The NYSE MKT (“the Exchange”), in a letter to the Company dated August 4, 2014, expressed that, in its opinion, Dejour has made a reasonable demonstration of its ability to regain compliance with Section 1003(a)(iv) of the Exchange’s Company Guide, which addresses a listing Company’s ability to continue operations and/or meet its obligations as they occur. The Exchange, in its prudence, has again granted the Company an extension to regain total compliance with Section 1003(a) (iv) until November 30, 2014. During this period, the Company will submit updated “Plans of Compliance” no later than at each quarter completion concurrent with the Company’s appropriate filing with the Securities and Exchange Commission. Failure to make progress consistent with the “Plan of Compliance” or to regain compliance with the listing standards by the end of the extension period could result in the Company being delisted from the NYSE MKT LLC.

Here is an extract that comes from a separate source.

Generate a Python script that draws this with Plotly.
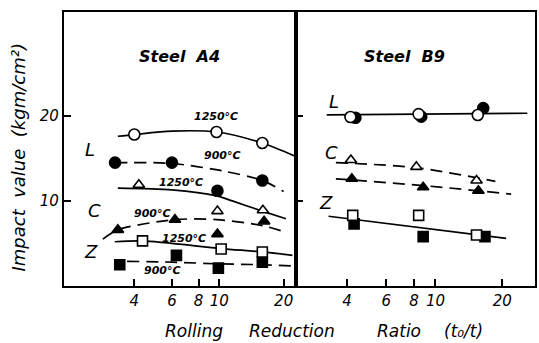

CORPORATE SUMMARY – JUNE 30, 2014
|OPERATIONS||Three months ended June 30,||Six months ended June 30,|
|Oil and natural gas liquids (bbls/d)||193||282||-32%||179||257||-30%|
|Natural gas (mcf/d)||2,209||843||162%||2,250||864||160%|
|Realized sales prices|
|Oil and natural gas liquids ($/bbl)||87.76||86.66||1%||90.39||84.99||6%|
|Natural gas ($/mcf)||5.27||3.98||32%||6.05||3.92||54%|
|Operating expenses (2)|
|Oil operations ($/bbl)||27.93||21.86||28%||25.53||26.53||-4%|
|Natural gas operations ($/mcf)||4.56||2.65||72%||3.83||2.82||36%|
|Oil operations ($/bbl)||44.26||47.26||-6%||49.37||41.61||19%|
|Natural gas operations ($/BOE)||-0.79||4.25||-119%||6.71||3.10||116%|
|General and administrative expenses ($/BOE)(1)||15.24||22.19||-31%||16.13||25.30||-36%|
(1) Excluding interest and financing charges
(2) Increase due to planned annual maintenance at Woodrush NE BC, two work overs, a new pump jack and
|FINANCIAL (CA$ thousands, except per share)||Three months ended June 30,||Six months ended June 30,|
|Cash flow (1)||-32||267||-112%||355||55||545%|
|Cash flow per share (basic)||-0.000||0.002||-111%||0.002||0.000||502%|
|Cash flow per share (diluted)||-0.000||0.001||-114%||0.002||0.000||518%|
|Net income (loss)||730||-1,075||168%||-2,252||-2,285||-1%|
|Basic ($/common share)||0.004||-0.007||162%||-0.014||-0.015||-8%|
|Diluted ($/common share)||0.003||-0.007||148%||-0.014||-0.015||-8%|
Capital expenditures, net of
Weighted average common shares
|Bank debt, net of working capital||4,381||6,412||-32%|
(1) It is a non-GAAP measure and calculated by adding back settlement of decommissioning liabilities and change
SUPPLEMENTAL FINANCIAL INFORMATION – NON-GAAP MEASURE
Three months ended
Six months ended
|Cash provided by (used in) operating activities||(482)||522||55||695|
|Change in operating working capital||450||(255)||300||(640)|
|Funds from (used in) operations||(32)||267||355||55|
Dejour Energy Inc. is an independent oil and natural gas exploration and production company operating projects in North America’s Piceance Basin (45,425 net acres) and Peace River Arch regions (17,000 net acres). Dejour maintains offices in Denver, USA, Calgary and Vancouver, Canada. The company is publicly traded on the New York Stock Exchange Amex (NYSE MKT:DEJ) and Toronto Stock Exchange (TSX:DEJ).
Statements Regarding Forward-Looking Information: This news release contains statements about oil and gas production and operating activities that may constitute “forward-looking statements” or “forward-looking information” within the meaning of applicable securities legislation as they involve the implied assessment that the resources described can be profitably produced in the future, based on certain estimates and assumptions. Forward-looking statements are based on current expectations, estimates and projections that involve a number of risks, uncertainties and other factors that could cause actual results to differ materially from those anticipated by Dejour and described in the forward-looking statements. These risks, uncertainties and other factors include, but are not limited to, adverse general economic conditions, operating hazards, drilling risks, inherent uncertainties in interpreting engineering and geologic data, competition, reduced availability of drilling and other well services, fluctuations in oil and gas prices and prices for drilling and other well services, government regulation and foreign political risks, fluctuations in the exchange rate between Canadian and US dollars and other currencies, as well as other risks commonly associated with the exploration and development of oil and gas properties. Additional information on these and other factors, which could affect Dejour’s operations or financial results, are included in Dejour’s reports on file with Canadian and United States securities regulatory authorities. Other risks include the Company’s ongoing review by NYSE MKT (“the Exchange”) to ensure the Company continues to regain compliance with Section 100 3(a)(iv) of the Company Guide which addresses a Company’s ability to operate as a going concern. We assume no obligation to update forward-looking statements should circumstances or management’s estimates or opinions change unless otherwise required under securities law.
The TSX does not accept responsibility for the adequacy or accuracy of this news release.